In 1998, then-Assemblyman George Runner introduced and won passage of a bill that allowed portions of the county to conduct studies to examine the benefits and consequences of secession.

But the bill required participation of cities in the county, and that was not forthcoming.

Runner, now a member of the state Board of Equalization, said last week he continues to support the idea of breaking up the county.

“This is still a worthwhile issue,” Runner said. “And the problem has only gotten larger over the years.”

Los Angeles County is far and away the most populous county in the United States. Its 2010 population of 9.8 million was almost double that of the second most populous county — Illinois’ Cook County, which had a population of 5.1 million in 2010, according to the U.S. Census Bureau.

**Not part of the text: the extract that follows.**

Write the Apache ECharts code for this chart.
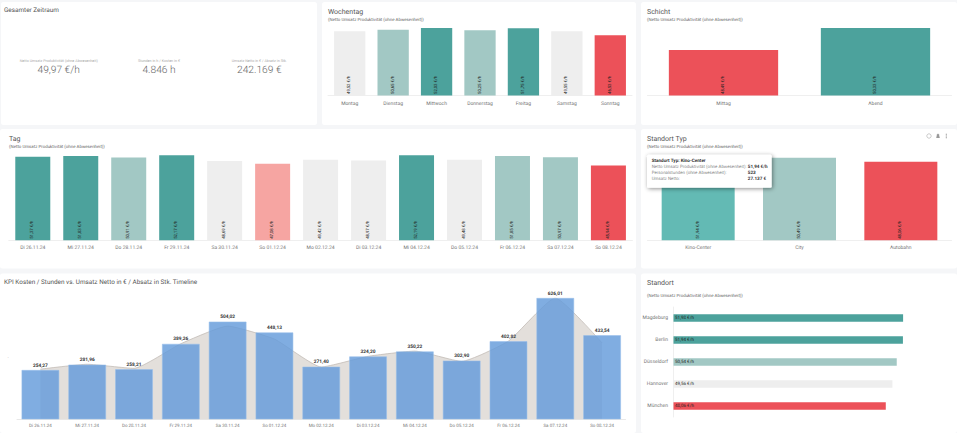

Los Angeles County also has a population greater than 42 states and more than half of all countries worldwide, according to census data.

That population is too high to be served effectively by just five elected officials, Boyer said.

“I know that plenty of county employees try to do a good job, but the circumstances make it impossible,” Boyer said.

Boyer also said smaller counties would allow voters to hold elected officials more responsible for their actions.

In addition to his 1998 bill, Runner said he also introduced legislation to increase the number of county supervisors.

“With me, it’s always been about accountability,” Runner said. “And when you have such large districts, how do you create accountability with so few representatives?”

While unmatched in population, Los Angeles County is not the largest county in California in terms of land area. San Bernardino, Inyo, Kern, Riverside, Siskiyou, Fresno and Tulare counties all cover a larger geographic area.

San Bernardino County is the largest county in the nation by land area, according to the Census Bureau.